If these two guys have names, I don’t know what they are — the Wikipedia Crock article just calls them “the men of Outpost 5,” and they don’t merit a mention on the official King Features Crock character list — but their deal basically is that the guy on the right is always reading letters aloud about life in his hillbilly home town back in France (?). Anyway, I find today’s bit actually kind of heartening. The guy on the left generally looks uninterested during these recitations, but it’s clear he’s been paying attention. He knows the lore!

Gil Thorp, 12/5/24

“Coach, let me rephrase that. It’s cool that you decided to come back from your extended sick leave and all, but I get the feeling you’re only doing it to engage in psychological gamesmanship against your hated rival and not because you’re interested in molding a new generation of student-athletes or anything like that. I’m just a teenager who wants to play football!

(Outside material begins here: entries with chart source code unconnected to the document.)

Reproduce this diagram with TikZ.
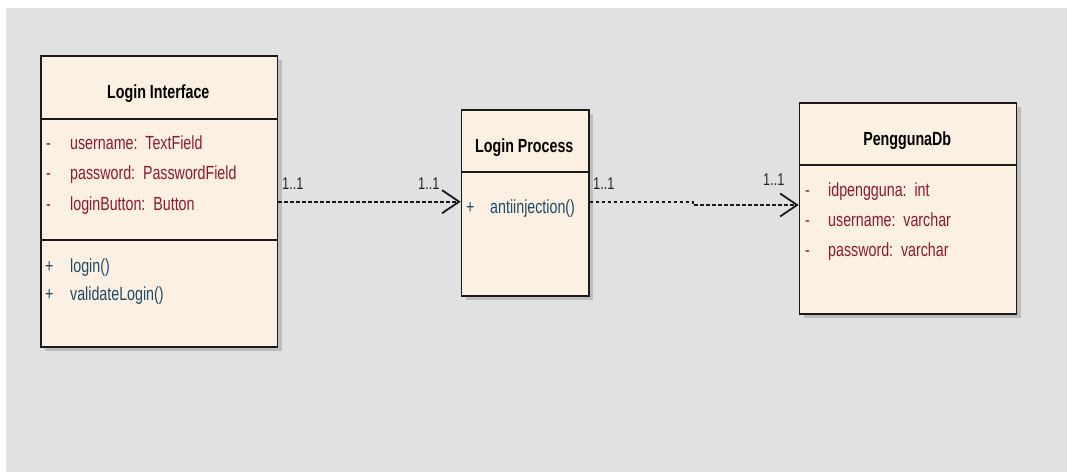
\documentclass[tikz,border=0pt]{standalone}
\usepackage{fontspec}
\setmainfont{Liberation Sans}[FakeStretch=0.75]
\usetikzlibrary{arrows.meta,shadows}
\definecolor{bg}{HTML}{E1E1E1}
\definecolor{boxfill}{HTML}{FBF0E1}
\definecolor{shade}{HTML}{BDBDBD}
\definecolor{attr}{HTML}{8E1B2C}
\definecolor{meth}{HTML}{1F4B68}
\definecolor{edge}{HTML}{1A1A1A}
\tikzset{
  umlbox/.style={draw=edge, line width=1.6pt, fill=boxfill, anchor=north west, inner sep=0pt,
    general shadow={fill=shade, shadow xshift=4pt, shadow yshift=-4pt}},
  divider/.style={draw=edge, line width=1.6pt},
  title/.style={font=\fontsize{19}{21}\selectfont\bfseries, anchor=base, inner sep=0pt, text=black},
  attrtxt/.style={font=\fontsize{19}{21}\selectfont, anchor=base west, inner sep=0pt, text=attr},
  methtxt/.style={font=\fontsize{19}{21}\selectfont, anchor=base west, inner sep=0pt, text=meth},
  mult/.style={font=\fontsize{17}{19}\selectfont, anchor=base west, inner sep=0pt, text=black!85},
  dep/.style={draw=edge, line width=2pt, dash pattern=on 3.5pt off 2.5pt,
    -{Straight Barb[length=17pt,width=23pt,line width=1.8pt]}}
}
\begin{document}
\begin{tikzpicture}[x=1pt,y=-1pt]
\useasboundingbox (0,0) rectangle (1067,472);
\fill[white] (0,0) rectangle (1067,472);
\fill[bg] (6,8) rectangle (1067,472);

% Login Interface
\node[umlbox, minimum width=236.7pt, minimum height=291pt] (li) at (40,55) {};
\draw[divider] (li.west |- 0,119) -- (li.east |- 0,119);
\draw[divider] (li.west |- 0,240) -- (li.east |- 0,240);
\node[title] (lit) at (158.3,98) {Login Interface};
\node[attrtxt] (lia1d) at (46,149) {-};
\node[attrtxt] (lia1) at (70,149) {username:\ \ TextField};
\node[attrtxt] (lia2d) at (46,179) {-};
\node[attrtxt] (lia2) at (70,179) {password:\ \ PasswordField};
\node[attrtxt] (lia3d) at (46,210) {-};
\node[attrtxt] (lia3) at (70,210) {loginButton:\ \ Button};
\node[methtxt] (lim1p) at (45,272) {+};
\node[methtxt] (lim1) at (70,272) {login()};
\node[methtxt] (lim2p) at (45,300) {+};
\node[methtxt] (lim2) at (70,300) {validateLogin()};

% Login Process
\node[umlbox, minimum width=127.3pt, minimum height=186pt] (lp) at (460.7,109) {};
\draw[divider] (lp.west |- 0,172) -- (lp.east |- 0,172);
\node[title] (lpt) at (524.3,152) {Login Process};
\node[methtxt] (lpm1p) at (466,213) {+};
\node[methtxt] (lpm1) at (490,213) {antiinjection()};

% PenggunaDb
\node[umlbox, minimum width=217pt, minimum height=211pt] (db) at (798.7,102) {};
\draw[divider] (db.west |- 0,165) -- (db.east |- 0,165);
\node[title] (dbt) at (907.2,145) {PenggunaDb};
\node[attrtxt] (dba1d) at (805,196) {-};
\node[attrtxt] (dba1) at (828,196) {idpengguna:\ \ int};
\node[attrtxt] (dba2d) at (805,226) {-};
\node[attrtxt] (dba2) at (828,226) {username:\ \ varchar};
\node[attrtxt] (dba3d) at (805,256) {-};
\node[attrtxt] (dba3) at (828,256) {password:\ \ varchar};

% connectors
\coordinate (bend1) at (693,201.7);
\coordinate (bend2) at (693,205);
\draw[dep] (li.east |- 0,201.7) -- (lp.west |- 0,201.7);
\draw[dep] (lp.east |- 0,201.7) -- (bend1) -- (bend2) -- (db.west |- 0,205);

% multiplicities
\node[mult] (m1) at (282,189) {1..1};
\node[mult] (m2) at (418,189) {1..1};
\node[mult] (m3) at (593,189) {1..1};
\node[mult] (m4) at (763,185) {1..1};
\end{tikzpicture}
\end{document}
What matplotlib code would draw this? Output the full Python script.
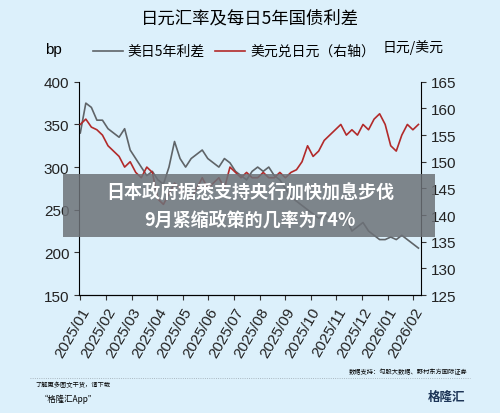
import numpy as np
import matplotlib
matplotlib.use("Agg")
import matplotlib.pyplot as plt
from matplotlib.patches import Rectangle

plt.rcParams['font.family'] = ['Noto Sans CJK SC', 'DejaVu Sans']

months = ["2025/01","2025/02","2025/03","2025/04","2025/05","2025/06","2025/07",
          "2025/08","2025/09","2025/10","2025/11","2025/12","2026/01","2026/02"]
spread = [340,375,370,355,355,345,340,335,345,320,310,300,290,295,285,280,300,330,
          310,300,310,315,320,310,305,300,310,305,295,290,285,295,300,295,300,290,
          285,275,265,260,255,250,245,240,245,240,235,245,240,225,230,235,225,220,
          215,215,218,215,220,215,210,205]
usdjpy = [157,158,156.5,156,155,153,152,151,149,150,148,147,149,148,143,142,144,146,
          145,144,143,145,147,145,146,147,145,149,148,147,148,147,147,148,147,147,
          148,147,148,148.5,150,153,151,152,154,155,156,157,155,156,155,157,156,158,
          159,157,153,152,155,157,156,157]

bg = '#dcf0fb'
fig = plt.figure(figsize=(5, 4.14), dpi=100, facecolor=bg)
ax = fig.add_axes([0.158, 0.285, 0.684, 0.515], facecolor=bg)
x1 = np.linspace(0, 13.2, len(spread))
x2 = np.linspace(0, 13.2, len(usdjpy))
ax.plot(x1, spread, color='#5f6468', lw=1.2)
ax.set_ylim(150, 400)
ax.set_yticks([150,200,250,300,350,400])
ax.set_xlim(-0.05, 13.3)
ax.set_xticks(range(len(months)))
ax.set_xticklabels(months, rotation=60, ha='right', rotation_mode='anchor', fontsize=10, family='Liberation Sans')
ax2 = ax.twinx()
ax2.plot(x2, usdjpy, color='#b22a2a', lw=1.2)
ax2.set_ylim(125, 165)
ax2.set_yticks(range(125, 170, 5))
for a in (ax, ax2):
    for s in ('top',):
        a.spines[s].set_visible(False)
    a.tick_params(labelsize=11, direction='out', color='#333333', labelcolor='#222222')
ax.spines['right'].set_visible(False)
ax2.spines['left'].set_visible(False)
for lab in ax.get_yticklabels()+ax2.get_yticklabels():
    lab.set_family('Liberation Sans')

fig.text(0.5, 0.955, "日元汇率及每日5年国债利差", ha='center', va='center', fontsize=12.5)
fig.text(0.09, 0.87, "bp", fontsize=11, family='Liberation Sans')
fig.lines.append(plt.Line2D([0.185, 0.245], [0.875, 0.875], color='#5f6468', lw=1.2, transform=fig.transFigure))
fig.text(0.255, 0.875, "美日5年利差", va='center', fontsize=10)
fig.lines.append(plt.Line2D([0.43, 0.49], [0.875, 0.875], color='#b22a2a', lw=1.2, transform=fig.transFigure))
fig.text(0.50, 0.875, "美元兑日元（右轴）", va='center', fontsize=10)
fig.text(0.765, 0.885, "日元/美元", va='center', fontsize=10)

fig.add_artist(Rectangle((0.126, 0.425), 0.744, 0.152, transform=fig.transFigure,
                         facecolor='#6d7278', alpha=0.85, edgecolor='none'))
fig.text(0.5, 0.535, "日本政府据悉支持央行加快加息步伐", ha='center', va='center', color='white', fontsize=13, fontweight='bold')
fig.text(0.5, 0.468, "9月紧缩政策的几率为74%", ha='center', va='center', color='white', fontsize=13, fontweight='bold')

fig.lines.append(plt.Line2D([0.06, 0.94], [0.085, 0.085], color='#9aa5ad', lw=0.6, ls=':', transform=fig.transFigure))
fig.text(0.935, 0.1, "数据支持：勾股大数据、野村东方国际证券", ha='right', va='center', fontsize=4.5)
fig.text(0.07, 0.07, "了解更多图文干货，请下载", fontsize=4.5, style='italic', va='center')
fig.text(0.08, 0.035, "“格隆汇App”", fontsize=6, va='center')
fig.text(0.93, 0.04, "格隆汇", ha='right', fontsize=9, fontweight='bold', color='#1d3557', va='center')

fig.savefig("out.png", dpi=100, facecolor=bg)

I don’t think I should be going out there! I’m not equipped for the emotional complexity of this whole scene!”

Gearhead Gertie, 12/5/24

Some might say that having two near-identical drawings in this cartoon is “lazy,” but I think it really hammers home Gertie’s emotional state. Her beloved NASCAR is in danger due to internal conflict, and she’s not exactly sure who to blame or how it’s going to end — maybe if she stays very still and just vaguely shit-talks the legal system, everything will work out for the best.